A FRAUD ON THE PEOPLE OF WASHINGTON STATE: In 1998, Washington voters adopted Initiative 200 (or “I-200”) by a wide margin (58%-42%). Its operative clause states, “The state shall not discriminate against, or grant preferential treatment to, any individual or group on the basis of race, sex, color, ethnicity or national origin in the operation of public employment, public education or public contracting.”

These days, like California’s Proposition 209 on which it was based, I-200 is honored only its breach in some areas. But it has been reasonably effective in the area of public contracting in particular.

Now comes the effort to repeal it. Last week the Washington Secretary of State certified for the ballot an initiative (“Initiative 1000” or “I-1000”) which, if passed, will bring back race and sex preferences in public education, public employment, and public contracting. But it does so in a sneaky and fraudulent way. It retains I-200’s operative clause. It even expands it:

“The state shall not discriminate against, or grant preferential treatment to, any individual or group on the basis of race, sex, color, ethnicity, or national origin, age, sexual orientation, the presence of any sensory, mental, or physical disability, or honorably discharged veteran or military status in the operation of public employment, public education, or public contracting.”

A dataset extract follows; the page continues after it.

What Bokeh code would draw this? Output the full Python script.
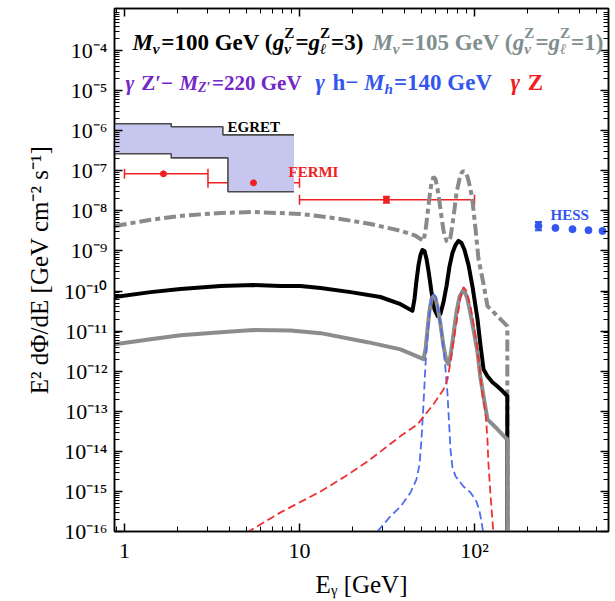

But it then defines “preferential treatment” this way:

“‘Preferential treatment’ means the act of using race, sex, color, ethnicity, national origin, age, sexual orientation, the presence of any sensory, mental, or physical disability, and honorably discharged veteran or military status as the sole qualifying factor to select a lesser qualified candidate over a more qualified candidate for a public education, public employment, or public contracting opportunity.”

Nobody has ever used race, sex, color, etc., as “the sole qualifying factor” for anything. If race had been the sole qualifying factor in Grutter v. Bollinger, that would have meant that every single African American gets in and no Asian or white does. It’s a ridiculous notion. The point of I-200 is that the listed factors should neither count against a person nor in his or her favor.

Another section of the proposal makes it clear that the original I-200 is being eviscerated:

“Nothing in this section prohibits the state from implementing affirmative action laws, regulations, policies, or procedures such as participation goals or outreach efforts that do not utilize quotas and that do not constitute preferential treatment as defined in this section.” 

If somebody in Washington State wants to give the people of Washington the opportunity to repeal I-200, they should be clear and upfront about it.

Here in California, Proposition 209 is responsible for increasing college GPAs, college graduation rates, and STEM degrees for African Americans.  There is no reason to believe that the same thing didn’t happen under Washington State’s I-200.  It needs to be more more strongly enforced rather than repealed.